A queda das commodities indicam que o Brasil não terá mais aquele mundo em que, com o aumento das exportações, ele financiava o aumento das importações.

O consumo dos últimos anos foi em grande parte sustentado pela abundância de dólar, que veio da exportação de commodities valorizadas. Dólar baixo, insumos caindo, vários preços em queda, e a população consumiu mais, com a ajuda do crédito abundante. Agora, o consumo precisa cair, mas o BC não precisa fazer nada. O mercado já fez.

— Há um aperto de crédito, as vendas de carros podem cair até 15% este mês em relação ao mesmo mês do ano passado, o DI de janeiro de 2010 está em 17,5%, indicando que estes são os juros para 2009. Portanto, é como se os juros já tivessem subido, mesmo que o Banco Central não o faça — diz o economista Luiz Carlos Mendonça de Barros.

A realidade mudou tanto que a cartilha que o Copom sempre seguiu não serve para nada. Os dilemas são muitos. Se as commodities estão em queda, a inflação vai cair; mas se o dólar está em alta, a inflação vai subir.

A queda do nível de atividade virá como conseqüência da queda do crédito, da renda menor das empresas exportadoras e do adiamento de investimentos do setor privado.

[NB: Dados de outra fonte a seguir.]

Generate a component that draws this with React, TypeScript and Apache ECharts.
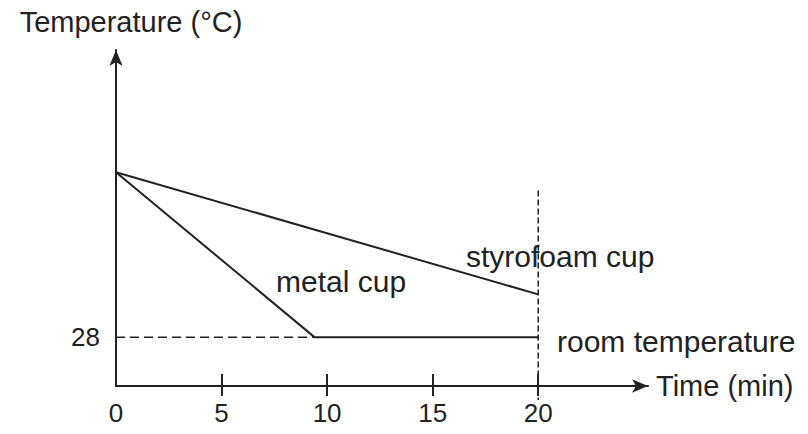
import React, { useEffect, useRef } from "react";
import * as echarts from "echarts";

const styrofoamCup: [number, number][] = [[0, 55], [20, 35]];
const metalCup: [number, number][] = [[0, 55], [9.4, 28], [20, 28]];
const roomTempGuide: [number, number][] = [[0, 28], [9.4, 28]];
const timeMarker: [number, number][] = [[20, 52], [20, 17.7]];
const xTickValues = [0, 5, 10, 15, 20];
const xTickMarks = [5, 10, 15, 20];
const yTickLabels = [28];

const INK = "#222";
const FONT = "Liberation Sans, Arial, sans-serif";

export default function App() {
  const ref = useRef<HTMLDivElement>(null);
  useEffect(() => {
    document.body.style.margin = "0";
    if (!ref.current) return;
    const chart = echarts.init(ref.current, undefined, { renderer: "svg" });
    chart.setOption({
      animation: false,
      backgroundColor: "#fff",
      grid: { left: 116, right: 160, top: 50, bottom: 48 },
      xAxis: [
        {
          type: "value",
          min: 0,
          max: 25.2,
          interval: 5,
          splitLine: { show: false },
          axisLine: {
            lineStyle: { color: INK, width: 2 },
            symbol: ["none", "arrow"],
            symbolSize: [10, 16],
          },
          axisTick: {
            show: true,
            length: 10,
            customValues: xTickMarks,
            lineStyle: { color: INK, width: 2 },
          },
          axisLabel: {
            customValues: xTickValues,
            margin: 14,
            fontSize: 26,
            color: INK,
            fontFamily: FONT,
          },
          name: "Time (min)",
          nameLocation: "end",
          nameGap: 8,
          nameTextStyle: { fontSize: 29, color: INK, fontFamily: FONT, verticalAlign: "middle", align: "left" },
        },
        {
          type: "value",
          min: 0,
          max: 25.2,
          interval: 5,
          position: "bottom",
          splitLine: { show: false },
          axisLine: { show: false },
          axisTick: {
            show: true,
            inside: true,
            length: 12,
            customValues: xTickMarks,
            lineStyle: { color: INK, width: 2 },
          },
          axisLabel: { show: false },
        },
      ],
      yAxis: {
        type: "value",
        min: 20,
        max: 75,
        splitLine: { show: false },
        axisLine: {
          show: true,
          lineStyle: { color: INK, width: 2 },
          symbol: ["none", "arrow"],
          symbolSize: [10, 16],
        },
        axisTick: { show: false },
        axisLabel: {
          customValues: yTickLabels,
          margin: 16,
          fontSize: 26,
          color: INK,
          fontFamily: FONT,
        },
        name: "Temperature (°C)",
        nameLocation: "end",
        nameGap: 14,
        nameTextStyle: { fontSize: 29, color: INK, fontFamily: FONT, align: "center", padding: [0, 0, 0, 30] },
      },
      series: [
        {
          name: "styrofoam cup",
          type: "line",
          data: styrofoamCup,
          symbol: "none",
          lineStyle: { color: INK, width: 2 },
        },
        {
          name: "metal cup",
          type: "line",
          data: metalCup,
          symbol: "none",
          lineStyle: { color: INK, width: 2 },
        },
        {
          name: "room temperature guide",
          type: "line",
          data: roomTempGuide,
          symbol: "none",
          lineStyle: { color: INK, width: 1.5, type: [9, 5] },
        },
        {
          name: "20 min",
          type: "line",
          data: timeMarker,
          symbol: "none",
          clip: false,
          lineStyle: { color: INK, width: 1.5, type: [6, 3] },
        },
      ],
      graphic: [
        { type: "text", left: 276, top: 266, style: { text: "metal cup", fontSize: 30, fill: INK, fontFamily: FONT } },
        { type: "text", left: 466, top: 241, style: { text: "styrofoam cup", fontSize: 30, fill: INK, fontFamily: FONT } },
        { type: "text", left: 557, top: 326, style: { text: "room temperature", fontSize: 30, fill: INK, fontFamily: FONT } },
      ],
    });
    return () => chart.dispose();
  }, []);
  return <div ref={ref} style={{ width: 808, height: 434 }} />;
}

O Banco Central deveria parar para ver. Deveria ser cuidadoso, cauteloso. Não é hora de subir os juros, mesmo sendo a inflação a primeira preocupação do BC.

Mas os tempos são extraordinários, a crise é diferente de todas as outras, os reflexos na economia são inesperados.

O BC adotou medidas pontuais e acertadas.

Hoje é dia de manter os juros onde estão. E eles já são altos para uma economia que já vai desacelerar, seja qual for a decisão.